If I’m being honest, I have no idea what I’m doing right now.
I never thought I would be that girl sitting at her work desk, blogging and blogging about her anxiety nonetheless. Anyways, we digress..
ME. My name is Carol, I’m a university student in Canada and, as I’m sure you have already guessed, I have anxiety! I also love to read books, spend time outside, talk to people about anything and everything and watch videos of puppies. I also quite enjoy dry humour and re-tweeting funny political tweets. Again, I love dogs. A lot.
LIFE. I’m an only child so I quite like my alone time, but my friends are the wind beneath my wings. I’m also not used to talking about myself so this whole endeavour is quite daunting to me, as you can imagine. I’m really only doing this for one person though. Me. I’m the kind of person who always preaches about mental health, being open and honest with one another, supporting one another through vulnerability etc etc. I feel like this is me ‘practicing what I preach’ even if I don’t share this with anyone I know personally. Maybe it will help someone out there.
JOB. I’m currently working a 9-5 internship at a very cool place. For privacy reasons, I’m not going to tell you what place but just know…it’s cool. Ha! What a tease I am! Clearly, not fun enough because I’m sitting here starting a blog instead of doing work. Very productive, I am.

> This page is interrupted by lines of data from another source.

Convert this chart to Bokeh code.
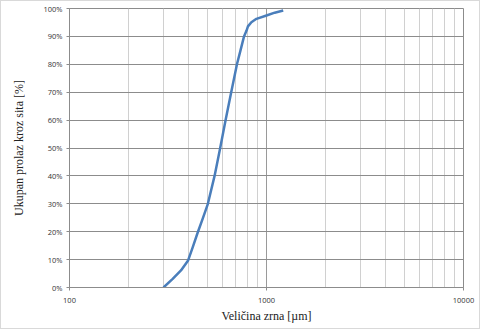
from bokeh.plotting import figure
from bokeh.models import Range1d, FixedTicker, Grid, LogAxis, LinearAxis, LogScale
from bokeh.embed import file_html
from bokeh.resources import INLINE

# Data (grain size in µm, cumulative passing in %)
grain_size = [300, 334, 368, 400, 422, 448, 475, 504, 545, 582, 620, 662, 708, 738, 769, 792, 805, 838, 889, 1000, 1101, 1216]
passing = [0, 3.1, 6.1, 9.7, 14.4, 19.8, 24.8, 30, 40, 50, 60, 70, 80, 85, 90, 92.1, 93.6, 95.1, 96.3, 97.5, 98.5, 99.3]

y_ticks = [0, 10, 20, 30, 40, 50, 60, 70, 80, 90, 100]
y_labels = {t: f"{t}%" for t in y_ticks}
x_major = [100, 1000, 10000]
x_labels = {100: "100", 1000: "1000", 10000: "10000"}
x_minor = [200, 300, 400, 500, 600, 700, 800, 900, 2000, 3000, 4000, 5000, 6000, 7000, 8000, 9000]

x_title = "Veličina zrna [µm]"
y_title = "Ukupan prolaz kroz sita [%]"

p = figure(width=480, height=329, x_axis_type=None, y_axis_type=None,
           x_range=Range1d(100, 10000), y_range=Range1d(0, 100),
           output_backend="svg", toolbar_location=None,
           min_border_left=68, min_border_right=18, min_border_top=7, min_border_bottom=43)
p.x_scale = LogScale()

p.outline_line_color = "#8c8c8c"
p.outline_line_width = 1
p.background_fill_color = "white"
p.border_fill_color = "white"

xaxis = LogAxis(ticker=FixedTicker(ticks=x_major), axis_label=x_title,
                major_label_overrides=x_labels)
yaxis = LinearAxis(ticker=FixedTicker(ticks=y_ticks), axis_label=y_title,
                   major_label_overrides=y_labels)
p.add_layout(xaxis, "below")
p.add_layout(yaxis, "left")

for ax in (xaxis, yaxis):
    ax.axis_line_color = "#8c8c8c"
    ax.major_tick_line_color = "#8c8c8c"
    ax.major_tick_in = 0
    ax.major_tick_out = 3
    ax.minor_tick_line_color = None
    ax.major_label_text_font = "Open Sans"
    ax.major_label_text_font_size = "7.5px"
    ax.major_label_text_color = "#333333"
    ax.axis_label_text_font = "Liberation Serif"
    ax.axis_label_text_font_size = "12px"
    ax.axis_label_text_font_style = "normal"
    ax.axis_label_text_color = "#222222"

xaxis.major_label_standoff = 7
xaxis.axis_label_standoff = 3
yaxis.major_label_standoff = 4
yaxis.axis_label_standoff = 14

# grids
p.add_layout(Grid(dimension=0, ticker=FixedTicker(ticks=x_minor),
                  grid_line_color="#d0d0d0", grid_line_width=1))
p.add_layout(Grid(dimension=0, ticker=FixedTicker(ticks=x_major),
                  grid_line_color="#9a9a9a", grid_line_width=1))
p.add_layout(Grid(dimension=1, ticker=FixedTicker(ticks=y_ticks),
                  grid_line_color="#8c8c8c", grid_line_width=1))

p.line(grain_size, passing, line_color="#4a7ebb", line_width=2.5, line_join="round")

p.styles = {"border": "1px solid #d9d9d9", "box-sizing": "border-box"}

open("out.html", "w").write(file_html(p, INLINE))
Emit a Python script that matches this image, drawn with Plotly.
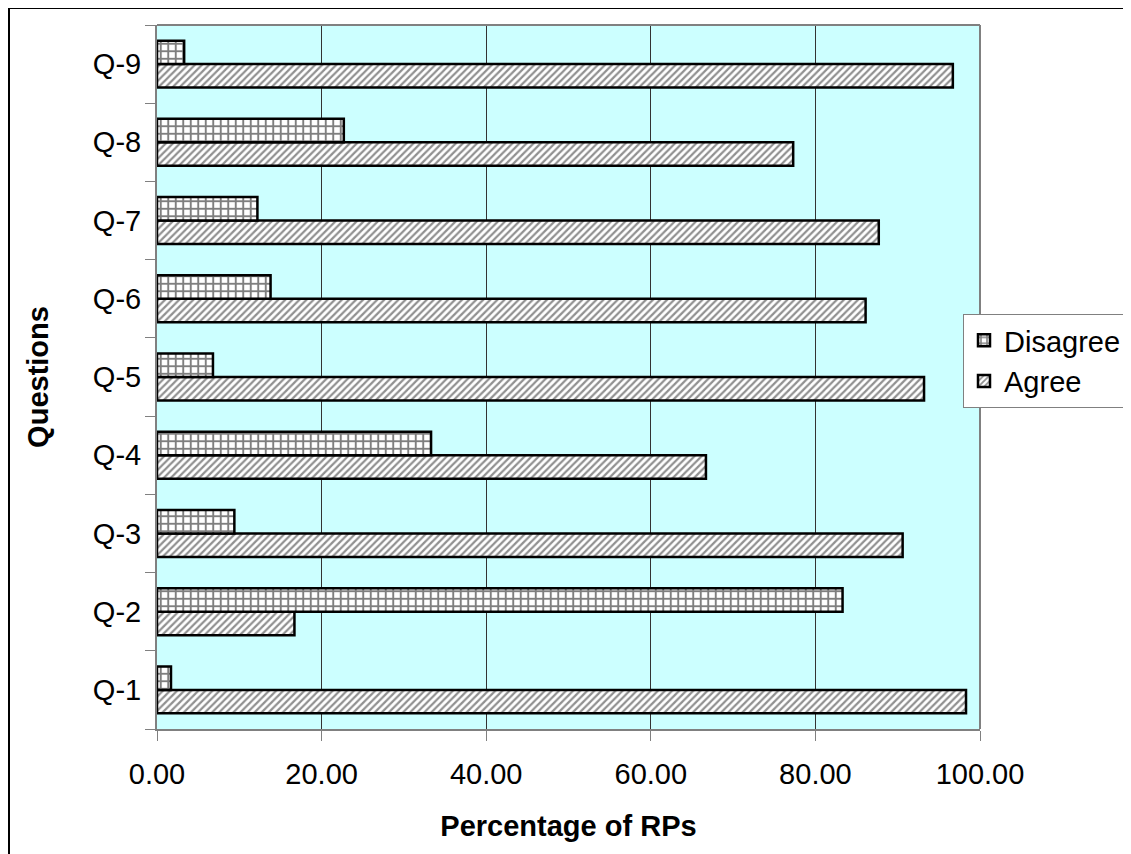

MUSIC. One of my favourite things to do (at work, but also everywhere else) is listening to music. I love Spotify because it’s such a great way to learn of new music that you would have never found otherwise! They also make cool playlists like “Chill Coffeehouse” or “Stress Free”. Although I still feel stressed when listening (lol sorry Spotify) just closing my eyes and hearing my favourite tunes and lyrics makes me so incredibly happy. I’m sure a lot of you feel this way too.
ANXIETY. I’m sure this is the reason a lot of you have come here, or how most of you even found my blog. Anxiety is tricky. It is so different for everyone who has it. Generalized Anxiety Disorder. Social Anxiety Disorder. Obsessive Compulsive Disorder. Panic Disorder. Post-Traumatic Stress Disorder. For me, its: GAD, OCD and PTSD. So many acronyms! So fun! (Another thing you will get to know about me is that i totally use humour as a defense mechanism. I even laughed one time during therapy when telling my counsellor about my past..lol)
Truthfully, I’m ok now. I wasn’t for a really really (really) long time, but I am now. I’m on some great medication that works for me and my anxiety. Medication was also my last resort possible and I tried absolutely everything before then – I hope this helps you understand how many different remedies I tried. Therapy. Mediation. Ignoring it. Getting active. More therapy. More ignoring it. Drinking a stupid amount of water to “clear my head”. Sleeping a lot. Honestly, if you google “Alternative Treatments for Anxiety” I have probably tried every single one. Nothing worked.
It got to the point where I would become to overwhelmed with life and school and everything that I would cry and think my life was over. It made me seclude myself. I was isolated from my closest friends by my own doing. I did the bare minimum in school to stay ahead. I couldn’t concentrate for more than 20 minutes because of anxious thoughts running through my head. I gave up trying alternatives and finally just bit the bullet. 5 months later, I am actually doing well.
Soon, I’m going to write a full post about my journey with anxiety because it is far too much to write in an introductory blog. For now, I want you to know that even if you feel like there is no way out to the thoughts overpowering your head, I promise you there is.